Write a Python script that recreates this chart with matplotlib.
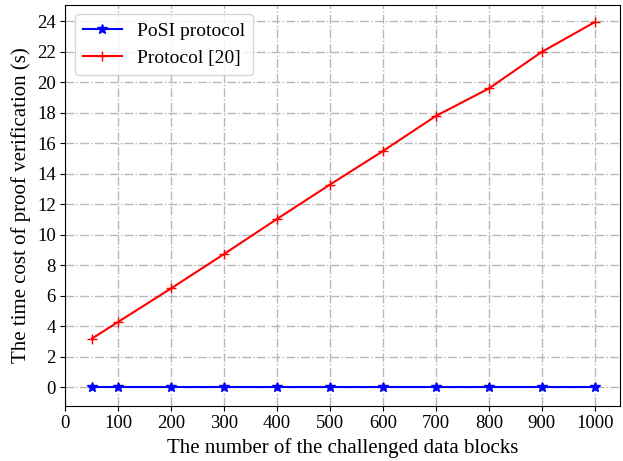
import numpy as np
import matplotlib
matplotlib.use("Agg")
import matplotlib.pyplot as plt

plt.rcParams['font.family'] = ['Liberation Serif', 'DejaVu Serif']

blocks = [50, 100, 200, 300, 400, 500, 600, 700, 800, 900, 1000]
posi_cost = [0.0, 0.0, 0.0, 0.0, 0.0, 0.0, 0.0, 0.0, 0.0, 0.0, 0.0]
ref_cost = [3.2, 4.3, 6.5, 8.75, 11.05, 13.3, 15.5, 17.8, 19.6, 22.0, 23.95]

x_ticks = [0, 100, 200, 300, 400, 500, 600, 700, 800, 900, 1000]
y_ticks = list(range(0, 25, 2))

fig, ax = plt.subplots(figsize=(6.23, 4.61), dpi=100)
ax.plot(blocks, posi_cost, color='blue', marker='*', markersize=7, lw=1.5, label='PoSI protocol')
ax.plot(blocks, ref_cost, color='red', marker='+', markersize=7, lw=1.5, label='Protocol [20]')

ax.set_xticks(x_ticks)
ax.set_yticks(y_ticks)
ax.set_xlim(0, 1047.5)
ax.set_ylim(-1.2, 25.1)
ax.tick_params(labelsize=13.5)
ax.grid(True, linestyle='-.', color='#b8b8b8', lw=1)
ax.set_xlabel('The number of the challenged data blocks', fontsize=15)
ax.set_ylabel('The time cost of proof verification (s)', fontsize=15)
ax.legend(loc='upper left', fontsize=14)

fig.subplots_adjust(left=0.105, right=0.995, top=0.99, bottom=0.12)
fig.savefig('out.png', dpi=100)
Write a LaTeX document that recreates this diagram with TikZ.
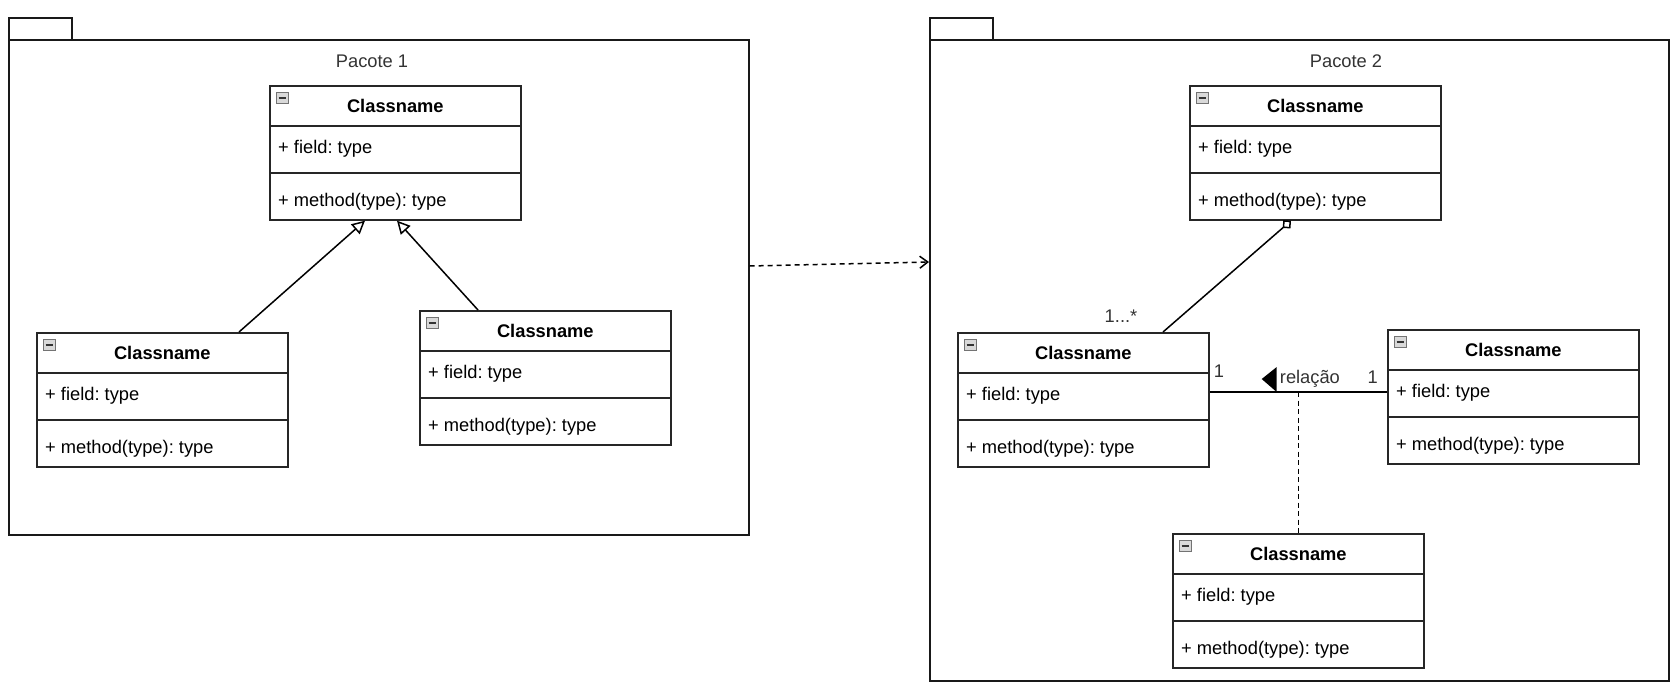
\documentclass[tikz,border=0pt]{standalone}
\usepackage{fontspec}
\setmainfont{Liberation Sans}
\usepackage{tikz}
\usetikzlibrary{calc,arrows.meta}
\frenchspacing

\definecolor{labelgray}{HTML}{333333}

% one UML class: name, x, y of its top left corner
\newcommand{\umlclass}[3]{%
    \node[classbox, anchor=north west] (#1) at (#2,#3) {};
    \draw[boxline] ($(#1.north west)+(0,41)$) -- ($(#1.north east)+(0,41)$);
    \draw[boxline] ($(#1.north west)+(0,88)$) -- ($(#1.north east)+(0,88)$);
    \node[collapse, anchor=north west] (#1-icon) at ($(#1.north west)+(7,7)$) {};
    \draw[line width=1.6pt, black!80] ($(#1-icon.west)+(2.5,0)$) -- ($(#1-icon.east)+(-2.5,0)$);
    \node[classname, anchor=base] (#1-name) at ($(#1.north)+(0,27)$) {Classname};
    \node[member, anchor=base west] (#1-field) at ($(#1.north west)+(9,68)$) {+ field: type};
    \node[member, anchor=base west] (#1-method) at ($(#1.north west)+(9,121)$) {+ method(type): type};
}

\begin{document}
\begin{tikzpicture}[x=1pt, y=-1pt,
    classbox/.style={draw=black!85, line width=1.7pt, fill=white, minimum width=251pt, minimum height=134pt, inner sep=0pt},
    boxline/.style={draw=black!85, line width=1.7pt},
    collapse/.style={draw=gray!90!black, fill=gray!30, line width=0.9pt, minimum width=12pt, minimum height=11pt, inner sep=0pt},
    classname/.style={font=\fontsize{18.3}{22}\selectfont\bfseries, inner sep=0pt},
    member/.style={font=\fontsize{18.3}{22}\selectfont, inner sep=0pt},
    pkgbox/.style={draw=black!90, line width=1.7pt, inner sep=0pt, anchor=north west},
    pkglabel/.style={font=\fontsize{18.3}{22}\selectfont, text=labelgray, inner sep=0pt, anchor=base},
    multlabel/.style={font=\fontsize{18.3}{22}\selectfont, text=labelgray, inner sep=0pt},
    inherit/.style={line width=1.5pt, -{Triangle[open, length=13pt, width=13pt]}},
    aggreg/.style={line width=1.5pt, {Diamond[open, length=11pt, width=11pt]}-},
    assoc/.style={line width=1.5pt},
    depend/.style={line width=1.5pt, dash pattern=on 5pt off 4pt, -{Straight Barb[length=8pt, width=12pt]}},
    assocdash/.style={line width=1.5pt, dash pattern=on 5pt off 3.5pt}
]
    \useasboundingbox (0,0) rectangle (1678,688);

    % packages
    \node[pkgbox, minimum width=63pt, minimum height=22pt] (pkg1tab) at (8,17) {};
    \node[pkgbox, minimum width=740pt, minimum height=495pt] (pkg1) at (8,39) {};
    \node[pkglabel] (pkg1name) at (372,67) {Pacote 1};

    \node[pkgbox, minimum width=63pt, minimum height=22pt] (pkg2tab) at (929,17) {};
    \node[pkgbox, minimum width=739pt, minimum height=641pt] (pkg2) at (929,39) {};
    \node[pkglabel] (pkg2name) at (1346,67) {Pacote 2};

    % classes of Pacote 1
    \umlclass{A}{269}{85}
    \umlclass{B}{36}{332}
    \umlclass{C}{419}{310}

    % classes of Pacote 2
    \umlclass{D}{1189}{85}
    \umlclass{F}{957}{332}
    \umlclass{G}{1387}{329}
    \umlclass{E}{1172}{533}

    % inheritance
    \draw[inherit] ($(B.north west)+(203,0)$) -- ($(A.south west)+(96,0)$);
    \draw[inherit] ($(C.north west)+(59,0)$) -- ($(A.south west)+(128,0)$);

    % dependency between the packages
    \draw[depend] ($(pkg1.north east)+(0,227)$) -- ($(pkg2.north west)+(0,223)$);

    % aggregation
    \draw[aggreg] ($(D.south west)+(102,0)$) -- ($(F.north west)+(206,0)$);
    \node[multlabel, anchor=base] (mult1) at ($(F.north west)+(164,-10)$) {1...*};

    % association with its class
    \coordinate (relF) at ($(F.north east)+(0,60)$);
    \coordinate (relG) at (relF -| G.west);
    \draw[assoc] (relF) -- (relG);
    \node[multlabel, anchor=base west] (multF) at ($(relF)+(4,-15)$) {1};
    \node[multlabel, anchor=base east] (multG) at ($(relG)+(-9,-9)$) {1};
    \node[multlabel, anchor=base west] (rel) at ($(relF)+(70,-9)$) {relação};
    \fill ($(rel.base west)+(-18,-4)$) -- ($(rel.base west)+(-3,-16)$) -- ($(rel.base west)+(-3,9)$) -- cycle;

    \coordinate (relmid) at (relF -| E.north);
    \draw[assocdash] (relmid) -- (E.north);
\end{tikzpicture}
\end{document}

####################

TO DO
Please give again the entries word for word, starting at the first line and ending with the line that contains "19.6, 22.0, 23.95]"; include both of those lines but none of the pictures.

RESULT FOR THIS EXERCISE
Write a Python script that recreates this chart with matplotlib.
import numpy as np
import matplotlib
matplotlib.use("Agg")
import matplotlib.pyplot as plt

plt.rcParams['font.family'] = ['Liberation Serif', 'DejaVu Serif']

blocks = [50, 100, 200, 300, 400, 500, 600, 700, 800, 900, 1000]
posi_cost = [0.0, 0.0, 0.0, 0.0, 0.0, 0.0, 0.0, 0.0, 0.0, 0.0, 0.0]
ref_cost = [3.2, 4.3, 6.5, 8.75, 11.05, 13.3, 15.5, 17.8, 19.6, 22.0, 23.95]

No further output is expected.